Monday, April 8, 2019

#413 Surfing

     Stef and I are currently a week into a ten day vacation in beautiful Sayulita, Mexico. The food is unbelievable, the weather is gorgeous, and the tequila flows freely, which all makes for a much needed brake from the school, work, and wisdom teeth that preoccupied most of my time recently. Sayulita is a beach bungalow known for it's waves and I had my heart set on trying it months ago.

Not a farmer's tan, it's a white "rash-guard"
      I did attempt to stand on a surfboard once about six years ago in Oceanside, California, but wouldn't go so far as to say I got anywhere near surfing. I demonstrated my dog paddle, got swallowed whole by a single wave, and spent the rest of the afternoon nursing my chest that had gotten torn up by the sand on the surfboard.

     Today, I didn't want my efforts to be wasted away in vain. We got a hook-up from our friend Chris (a.k.a. Jessica) and her husband Rob who live here for some surf lessons from Rob's nephew (who is also named Rob). I scurried into my rash guard and tried my absolute best to pay attention to everything Rob was saying to me while we were still on the beach. I have this tendency to zone out at the exact moment when someone is giving me actual useful information. A lot like how I indulged in daydreaming for the entirety of the safety protocol spiel when I went indoor-skydiving and proceeded to flail around the turbine for my turn. I did not want surfing to end up like that.

     After trying to absorb everything Rob said to me, it was time to hit the waves, and to my surprise, I was holding my own out there! In fact, the first wave I tried I ended up riding back to the shore. Granted, the waves were lil babies, and Rob did give me a much needed push. But as I got the hang of it, we wondered out further and Rob pointed me to some bigger breaks. After a few awkward attempts I was catching my own waves and having an absolute ball.

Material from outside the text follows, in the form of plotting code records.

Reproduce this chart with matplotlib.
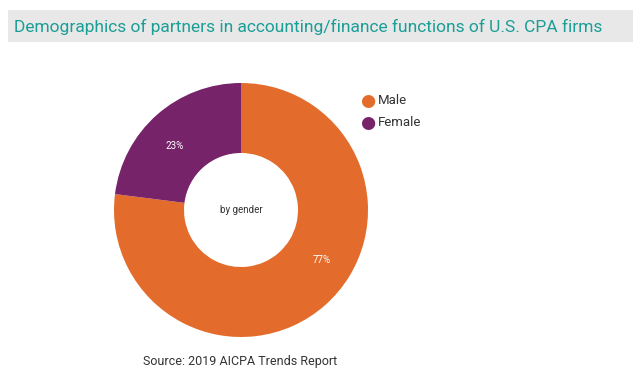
import matplotlib
matplotlib.use("Agg")
import matplotlib.pyplot as plt
from matplotlib.patches import Rectangle
import numpy as np

plt.rcParams['font.family'] = ['Roboto', 'DejaVu Sans']

title = "Demographics of partners in accounting/finance functions of U.S. CPA firms"
categories = ["Male", "Female"]
values = [77, 23]
colors = ["#E36C2C", "#76236A"]
center_label = "by gender"
source = "Source: 2019 AICPA Trends Report"

W, H = 643, 383
fig = plt.figure(figsize=(W / 100, H / 100), dpi=100)
fig.patch.set_facecolor("white")

# title banner
fig.patches.append(Rectangle((8 / W, 1 - 42 / H), 625 / W, 32 / H,
                             transform=fig.transFigure, facecolor="#E8E8E8",
                             edgecolor="none", zorder=0))
fig.text(14 / W, 1 - 26.5 / H, title, color="#1A9E96", fontsize=12.5,
         va="center", ha="left")

# donut
cx, cy, r = 241, 210, 127
ax = fig.add_axes([(cx - r) / W, (H - cy - r) / H, 2 * r / W, 2 * r / H])
wedges, texts, autotexts = ax.pie(values, colors=colors, startangle=90,
                                  counterclock=False, radius=1,
                                  autopct=lambda p: f"{p:.0f}%", pctdistance=0.73,
                                  wedgeprops=dict(width=1 - 57 / 127, edgecolor="none"),
                                  textprops=dict(color="white", fontsize=7))
# label placement as in reference
for t, a, d in zip(autotexts, [-32, 136], [0.75, 0.73]):
    ang = np.deg2rad(a)
    t.set_position((d * np.cos(ang), d * np.sin(ang)))
ax.text(0, 0, center_label, ha="center", va="center", fontsize=7, color="#333333")
ax.set_xlim(-1, 1)
ax.set_ylim(-1, 1)
ax.axis("off")

# legend
for i, (c, col) in enumerate(zip(categories, colors)):
    y = 1 - (101 + 22 * i) / H
    fig.text(368 / W, y, "\u25CF", color=col, fontsize=12.5, ha="center", va="center",
             family=['DejaVu Sans'])
    fig.text(378 / W, y, c, color="#333333", fontsize=9.5, ha="left", va="center")

fig.text(240 / W, 1 - 361 / H, source, color="#333333", fontsize=9,
         ha="center", va="center")

fig.savefig("out.png", dpi=100)
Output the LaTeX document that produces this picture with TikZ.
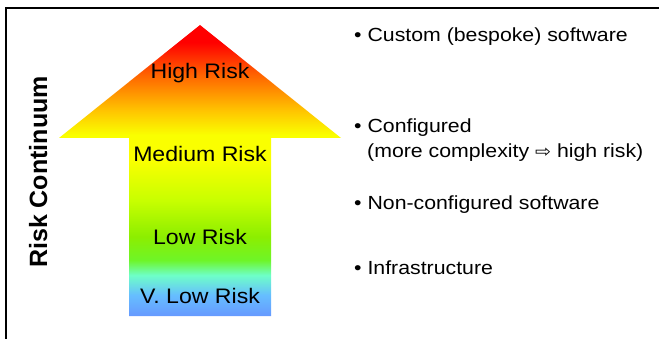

     Update- I wandered back down to the beach today to see if my luck would hold up for one more session on the waves. If it weren't for the tequila breakfast, I would've been discouraged by giant waves pounding the shoreline as I arrived without Rob the instructor. I wish I had photos of todays waves, they were so massive that I couldn't even paddle out past them, I kept getting swallowed up whole by the ocean and spat out like a piece of stale chewing gum. The first ten tries were laughable. Not only could I not stand up on the board, but I couldn't even begin the process of standing up. It was like as soon as a massive wave would come by I would forget everything that I had learned the day before and swallow several gulps of ocean water instead.
     But, I did not go home defeated. I paid for an hour rental and goddamnit was I gonna get my money's worth. So I swallowed my embarrassment (along with some more saltwater) and tried again...and again...and agin. In my hour long stint in the water, I was able to ride four of them. I was visibly pumped after each victorious attempt, and it has so far been my highlight of the entire trip. I successfully surfed some real waves (not like the baby one in the photo above) by myself!